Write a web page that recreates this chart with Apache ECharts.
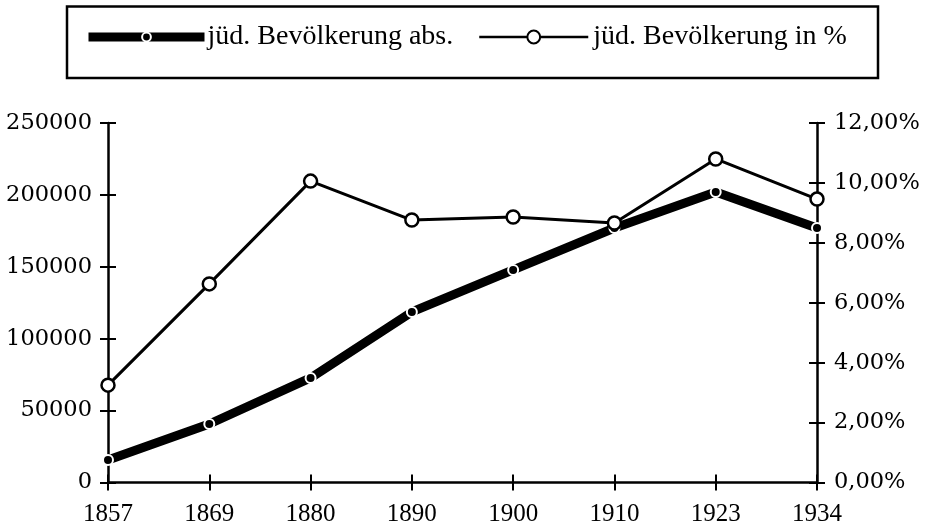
<!DOCTYPE html>
<html>
<head>
<meta charset="utf-8">
<script src="https://cdn.jsdelivr.net/npm/echarts@6/dist/echarts.min.js"></script>
<style>html,body{margin:0;padding:0;background:#fff}#c{width:928px;height:527px}</style>
</head>
<body>
<div id="c"></div>
<script>
const years = ['1857','1869','1880','1890','1900','1910','1923','1934'];
const absVals = [15600, 40700, 72700, 118600, 147800, 177000, 202000, 177000];
const pctVals = [3.25, 6.63, 10.06, 8.76, 8.86, 8.66, 10.80, 9.46];
const absName = 'jüd. Bevölkerung abs.';
const pctName = 'jüd. Bevölkerung in %';

const chart = echarts.init(document.getElementById('c'));
const gridBox = {left: 108, right: 111, top: 123, bottom: 44.5};
const axisLineStyle = {color: '#000', width: 2.5};
const yLabelFont = {color: '#000', fontFamily: 'DejaVu Serif', fontSize: 22.5};
chart.setOption({
  animation: false,
  backgroundColor: '#fff',
  graphic: [{
    type: 'rect', shape: {x: 67, y: 6.5, width: 811, height: 71.5},
    style: {fill: 'none', stroke: '#000', lineWidth: 2.5}, z: 0
  }],
  legend: [{
    data: [{name: absName, lineStyle: {width: 9, color: '#000'}}],
    left: 84, top: 23, padding: 0, itemWidth: 116, itemHeight: 11, itemGap: 0,
    textStyle: {color: '#000', fontFamily: 'Liberation Serif', fontSize: 28, padding: [0,0,0,-2]}
  }, {
    data: [{name: pctName, lineStyle: {width: 2.5, color: '#000'}}],
    left: 478, top: 23, padding: 0, itemWidth: 109, itemHeight: 16, itemGap: 0,
    textStyle: {color: '#000', fontFamily: 'Liberation Serif', fontSize: 28}
  }],
  grid: [Object.assign({}, gridBox), Object.assign({}, gridBox)],
  xAxis: [{
    type: 'category', data: years, boundaryGap: false, gridIndex: 0,
    axisLine: {lineStyle: axisLineStyle},
    axisTick: {inside: false, length: 8, lineStyle: {color: '#000', width: 2}},
    axisLabel: {color: '#000', fontFamily: 'Liberation Serif', fontSize: 25, margin: 19, interval: 0},
    splitLine: {show: false}
  }, {
    type: 'category', data: years, boundaryGap: false, gridIndex: 1,
    axisLine: {show: false},
    axisTick: {inside: true, length: 8, lineStyle: {color: '#000', width: 2}},
    axisLabel: {show: false}, splitLine: {show: false}
  }],
  yAxis: [{
    type: 'value', min: 0, max: 250000, interval: 50000, position: 'left', gridIndex: 0,
    axisLine: {show: true, lineStyle: axisLineStyle},
    axisTick: {show: true, inside: false, length: 8, lineStyle: {color: '#000', width: 2}},
    axisLabel: Object.assign({margin: 16, formatter: v => String(v)}, yLabelFont),
    splitLine: {show: false}
  }, {
    type: 'value', min: 0, max: 12, interval: 2, position: 'right', gridIndex: 0,
    axisLine: {show: true, lineStyle: axisLineStyle},
    axisTick: {show: true, inside: false, length: 8, lineStyle: {color: '#000', width: 2}},
    axisLabel: Object.assign({margin: 17, formatter: v => v.toFixed(2).replace('.', ',') + '%'}, yLabelFont),
    splitLine: {show: false}
  }, {
    type: 'value', min: 0, max: 250000, interval: 50000, position: 'left', gridIndex: 1,
    axisLine: {show: false},
    axisTick: {show: true, inside: true, length: 8, lineStyle: {color: '#000', width: 2}},
    axisLabel: {show: false}, splitLine: {show: false}
  }, {
    type: 'value', min: 0, max: 12, interval: 2, position: 'right', gridIndex: 1,
    axisLine: {show: false},
    axisTick: {show: true, inside: true, length: 8, lineStyle: {color: '#000', width: 2}},
    axisLabel: {show: false}, splitLine: {show: false}
  }],
  series: [{
    name: absName, type: 'line', data: absVals, xAxisIndex: 0, yAxisIndex: 0,
    lineStyle: {color: '#000', width: 9},
    symbol: 'circle', symbolSize: 10,
    itemStyle: {color: '#000', borderColor: '#fff', borderWidth: 2},
    z: 2
  }, {
    name: pctName, type: 'line', data: pctVals, xAxisIndex: 0, yAxisIndex: 1,
    lineStyle: {color: '#000', width: 3},
    symbol: 'circle', symbolSize: 13,
    itemStyle: {color: '#fff', borderColor: '#000', borderWidth: 2.5},
    z: 3
  }]
});
</script>
</body>
</html>
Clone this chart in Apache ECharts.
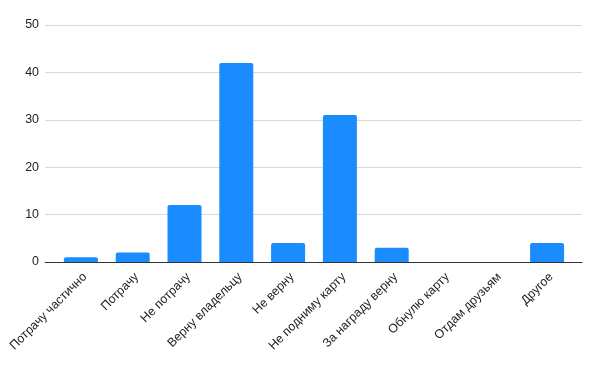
<!DOCTYPE html>
<html><head><meta charset="utf-8">
<script src="https://cdn.jsdelivr.net/npm/echarts@6/dist/echarts.min.js"></script>
<style>html,body{margin:0;padding:0;background:#fff}#c{width:600px;height:371px}</style>
</head><body><div id="c"></div>
<script>
const categories = ['Потрачу частично','Потрачу','Не потрачу','Верну владельцу','Не верну','Не подниму карту','За награду верну','Обнулю карту','Отдам друзьям','Другое'];
const values = [1, 2, 12, 42, 4, 31, 3, 0, 0, 4];
const yMin = 0, yMax = 50, yStep = 10;

const font = 'Arial, Liberation Sans, sans-serif';
const chart = echarts.init(document.getElementById('c'));
chart.setOption({
  animation: false,
  grid: [
    {left: 45, right: 18, top: 25, bottom: 109},
    {left: 55, right: 27, top: 25, bottom: 109},
    {left: 59, right: 23, top: 25, bottom: 109}
  ],
  xAxis: [
    {gridIndex: 0, type: 'category', data: categories, axisLabel: {show: false}, axisTick: {show: false},
     axisLine: {lineStyle: {color: '#333', width: 1}}},
    {gridIndex: 1, type: 'category', data: categories, axisTick: {show: false}, axisLine: {show: false},
     axisLabel: {show: false}},
    {gridIndex: 2, type: 'category', data: categories, axisTick: {show: false}, axisLine: {show: false},
     axisLabel: {rotate: 45, interval: 0, color: '#222', fontSize: 12.4, fontFamily: font, margin: 13}}
  ],
  yAxis: [
    {gridIndex: 0, type: 'value', min: yMin, max: yMax, interval: yStep,
     axisLine: {show: false}, axisTick: {show: false},
     axisLabel: {color: '#222', fontSize: 12.4, fontFamily: font, margin: 6},
     splitLine: {lineStyle: {color: '#d9d9d9', width: 1}}},
    {gridIndex: 1, type: 'value', min: yMin, max: yMax, interval: yStep, show: false, splitLine: {show: false}},
    {gridIndex: 2, type: 'value', min: yMin, max: yMax, interval: yStep, show: false, splitLine: {show: false}}
  ],
  series: [{
    type: 'bar', xAxisIndex: 1, yAxisIndex: 1, data: values, barWidth: 34,
    itemStyle: {color: '#1a8cff', borderRadius: [2, 2, 0, 0]}, z: 3
  }]
});
</script></body></html>
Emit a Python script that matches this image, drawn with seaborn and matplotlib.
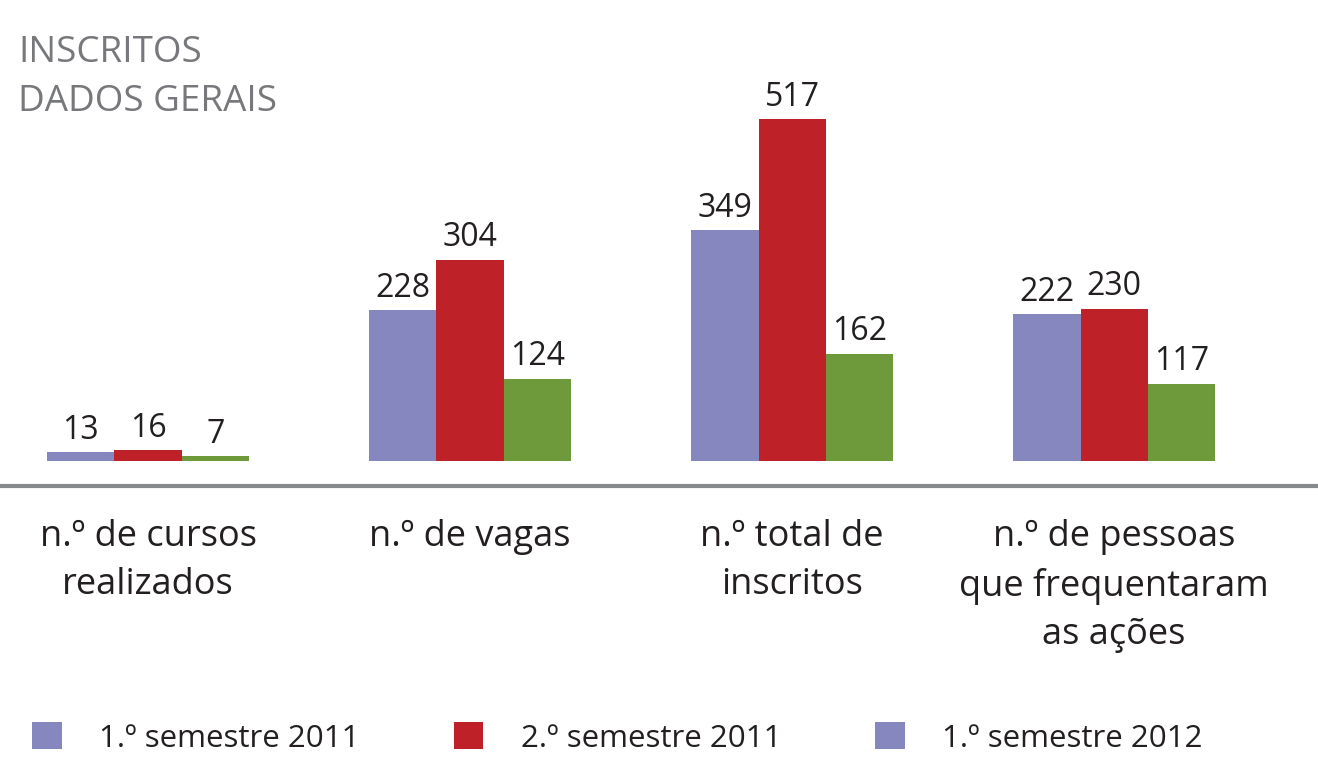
import matplotlib
matplotlib.use("Agg")
import matplotlib.pyplot as plt
from matplotlib.patches import Patch
import seaborn as sns
import pandas as pd

categories = ["n.º de cursos\nrealizados", "n.º de vagas", "n.º total de\ninscritos",
              "n.º de pessoas\nque frequentaram\nas ações"]
series = ["1.º semestre 2011", "2.º semestre 2011", "1.º semestre 2012"]
sem1_2011 = [13, 228, 349, 222]
sem2_2011 = [16, 304, 517, 230]
sem1_2012 = [7, 124, 162, 117]
colors = ["#8787bf", "#be2128", "#6f9a3b"]
legend_colors = ["#8787bf", "#be2128", "#8787bf"]  # as in the original legend

rows = []
for s, vals in zip(series, [sem1_2011, sem2_2011, sem1_2012]):
    for c, v in zip(categories, vals):
        rows.append({"categoria": c, "serie": s, "valor": v})
df = pd.DataFrame(rows)

sns.set_theme(style="white")
plt.rcParams["font.family"] = ["Open Sans", "DejaVu Sans"]
text_color = "#231f20"

fig = plt.figure(figsize=(13.18, 7.58), dpi=100)
ax = fig.add_axes([0, (758 - 486) / 758, 1, (486 - 40) / 758])

sns.barplot(data=df, x="categoria", y="valor", hue="serie", palette=colors,
            width=0.627, saturation=1, linewidth=0, dodge=True, legend=False, ax=ax)

for cont in ax.containers:
    ax.bar_label(cont, padding=4, fontsize=23, color=text_color)

ax.set_xlim(-0.46, 3.633)
ax.set_ylim(-38, 636.6)
ax.set_xlabel("")
ax.set_ylabel("")
ax.set_yticks([])
ax.tick_params(axis="x", length=0, pad=24, labelsize=26, colors=text_color)
for lab in ax.get_xticklabels():
    lab.set_linespacing(1.45)
for side in ["top", "left", "right"]:
    ax.spines[side].set_visible(False)
ax.spines["bottom"].set_color("#88898c")
ax.spines["bottom"].set_linewidth(3)

fig.text(18 / 1318, 1 - 62 / 758, "INSCRITOS", fontsize=26.5, color="#77787b", va="baseline")
fig.text(18 / 1318, 1 - 111 / 758, "DADOS GERAIS", fontsize=26.5, color="#77787b", va="baseline")

handles = [Patch(facecolor=c, edgecolor="none") for c in legend_colors]
fig.legend(handles, series, loc="center", ncol=3, mode="expand", frameon=False,
           bbox_to_anchor=(32 / 1318, 1 - 738 / 758, (1203 - 32) / 1318, 0),
           fontsize=22.5, handlelength=0.95, handleheight=0.95, handletextpad=1.2,
           borderpad=0, borderaxespad=0, labelcolor=text_color)

fig.savefig("out.png", dpi=100)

* * *

▶ What is asked:
How many of these lines contain "matplotlib"? Write only the number.

▶ Task solution:
5